(DIRECTIVE):
Give all the lines below again, exactly, with no pictures.

(DATA SHOWN):
******

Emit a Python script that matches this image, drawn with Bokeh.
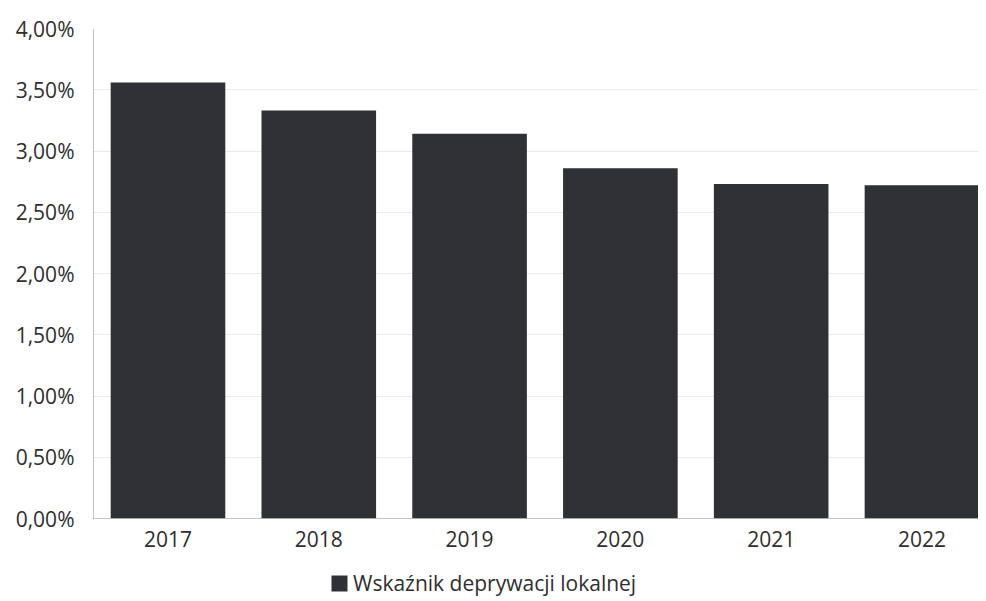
from bokeh.plotting import figure
from bokeh.layouts import column
from bokeh.models import (ColumnDataSource, FixedTicker, CustomJSTickFormatter,
                          Legend, LegendItem, Range1d)
from bokeh.embed import file_html
from bokeh.resources import INLINE

years = ["2017", "2018", "2019", "2020", "2021", "2022"]
values = [3.56, 3.33, 3.14, 2.86, 2.73, 2.72]
series_name = "Wskaźnik deprywacji lokalnej"
y_ticks = [0, 0.5, 1.0, 1.5, 2.0, 2.5, 3.0, 3.5, 4.0]

FONT = "Open Sans"
BAR = "#303136"
TXT = "#2e2e2e"

src = ColumnDataSource(dict(x=list(range(len(years))), top=values, year=years))

p = figure(width=978, height=560, output_backend="svg", toolbar_location=None,
           x_range=Range1d(-0.494, 5.375), y_range=Range1d(0, 4.0),
           min_border_left=93, min_border_right=0, min_border_top=28,
           min_border_bottom=42)
p.outline_line_color = None
p.background_fill_color = "white"
p.border_fill_color = "white"

r = p.vbar(x="x", top="top", width=0.76, source=src, fill_color=BAR,
           line_color=None)

# y axis
p.yaxis.ticker = FixedTicker(ticks=y_ticks)
p.yaxis.formatter = CustomJSTickFormatter(
    code="return tick.toFixed(2).replace('.', ',') + '%';")
p.yaxis.axis_line_color = "#888888"
p.yaxis.axis_line_dash = "1 1"
p.yaxis.major_tick_line_color = None
p.yaxis.major_tick_out = 0
p.yaxis.major_tick_in = 0
p.yaxis.minor_tick_line_color = None
p.yaxis.major_label_text_font = FONT
p.yaxis.major_label_text_font_size = "21px"
p.yaxis.major_label_text_color = TXT
p.yaxis.major_label_standoff = 19

# x axis
p.xaxis.ticker = FixedTicker(ticks=list(range(len(years))))
p.xaxis.major_label_overrides = {i: y for i, y in enumerate(years)}
p.xaxis.axis_line_color = "#888888"
p.xaxis.axis_line_dash = "1 1"
p.xaxis.major_tick_line_color = None
p.xaxis.major_tick_out = 0
p.xaxis.major_tick_in = 0
p.xaxis.minor_tick_line_color = None
p.xaxis.major_label_text_font = FONT
p.xaxis.major_label_text_font_size = "21px"
p.xaxis.major_label_text_color = TXT
p.xaxis.major_label_standoff = 12

p.xgrid.grid_line_color = None
p.ygrid.grid_line_color = "#d4d4d4"
p.ygrid.grid_line_dash = "1 1"

# legend strip below the chart (bars here lie outside the visible range)
lf = figure(width=978, height=38, output_backend="svg", toolbar_location=None,
            x_range=Range1d(-0.494, 5.375), y_range=Range1d(10, 11),
            min_border=0, x_axis_location=None, y_axis_location=None)
lf.outline_line_color = None
lf.grid.visible = False
lr = lf.vbar(x="x", top="top", width=0.76, source=src, fill_color=BAR,
             line_color=None)
legend = Legend(items=[LegendItem(label=series_name, renderers=[lr])],
                location=(236, 1), orientation="horizontal",
                label_text_font=FONT, label_text_font_size="21px",
                label_text_color=TXT,
                glyph_width=20, glyph_height=20, label_standoff=4,
                padding=0, margin=0, border_line_color=None,
                background_fill_alpha=0)
lf.add_layout(legend, "center")

layout = column(p, lf, spacing=0)
open("out.html", "w").write(file_html(layout, INLINE))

******

(RESPONSE TO THE TASK):
Emit a Python script that matches this image, drawn with Bokeh.
from bokeh.plotting import figure
from bokeh.layouts import column
from bokeh.models import (ColumnDataSource, FixedTicker, CustomJSTickFormatter,
                          Legend, LegendItem, Range1d)
from bokeh.embed import file_html
from bokeh.resources import INLINE

years = ["2017", "2018", "2019", "2020", "2021", "2022"]
values = [3.56, 3.33, 3.14, 2.86, 2.73, 2.72]
series_name = "Wskaźnik deprywacji lokalnej"
y_ticks = [0, 0.5, 1.0, 1.5, 2.0, 2.5, 3.0, 3.5, 4.0]

FONT = "Open Sans"
BAR = "#303136"
TXT = "#2e2e2e"

src = ColumnDataSource(dict(x=list(range(len(years))), top=values, year=years))

p = figure(width=978, height=560, output_backend="svg", toolbar_location=None,
           x_range=Range1d(-0.494, 5.375), y_range=Range1d(0, 4.0),
           min_border_left=93, min_border_right=0, min_border_top=28,
           min_border_bottom=42)
p.outline_line_color = None
p.background_fill_color = "white"
p.border_fill_color = "white"

r = p.vbar(x="x", top="top", width=0.76, source=src, fill_color=BAR,
           line_color=None)

# y axis
p.yaxis.ticker = FixedTicker(ticks=y_ticks)
p.yaxis.formatter = CustomJSTickFormatter(
    code="return tick.toFixed(2).replace('.', ',') + '%';")
p.yaxis.axis_line_color = "#888888"
p.yaxis.axis_line_dash = "1 1"
p.yaxis.major_tick_line_color = None
p.yaxis.major_tick_out = 0
p.yaxis.major_tick_in = 0
p.yaxis.minor_tick_line_color = None
p.yaxis.major_label_text_font = FONT
p.yaxis.major_label_text_font_size = "21px"
p.yaxis.major_label_text_color = TXT
p.yaxis.major_label_standoff = 19

# x axis
p.xaxis.ticker = FixedTicker(ticks=list(range(len(years))))
p.xaxis.major_label_overrides = {i: y for i, y in enumerate(years)}
p.xaxis.axis_line_color = "#888888"
p.xaxis.axis_line_dash = "1 1"
p.xaxis.major_tick_line_color = None
p.xaxis.major_tick_out = 0
p.xaxis.major_tick_in = 0
p.xaxis.minor_tick_line_color = None
p.xaxis.major_label_text_font = FONT
p.xaxis.major_label_text_font_size = "21px"
p.xaxis.major_label_text_color = TXT
p.xaxis.major_label_standoff = 12

p.xgrid.grid_line_color = None
p.ygrid.grid_line_color = "#d4d4d4"
p.ygrid.grid_line_dash = "1 1"

# legend strip below the chart (bars here lie outside the visible range)
lf = figure(width=978, height=38, output_backend="svg", toolbar_location=None,
            x_range=Range1d(-0.494, 5.375), y_range=Range1d(10, 11),
            min_border=0, x_axis_location=None, y_axis_location=None)
lf.outline_line_color = None
lf.grid.visible = False
lr = lf.vbar(x="x", top="top", width=0.76, source=src, fill_color=BAR,
             line_color=None)
legend = Legend(items=[LegendItem(label=series_name, renderers=[lr])],
                location=(236, 1), orientation="horizontal",
                label_text_font=FONT, label_text_font_size="21px",
                label_text_color=TXT,
                glyph_width=20, glyph_height=20, label_standoff=4,
                padding=0, margin=0, border_line_color=None,
                background_fill_alpha=0)
lf.add_layout(legend, "center")

layout = column(p, lf, spacing=0)
open("out.html", "w").write(file_html(layout, INLINE))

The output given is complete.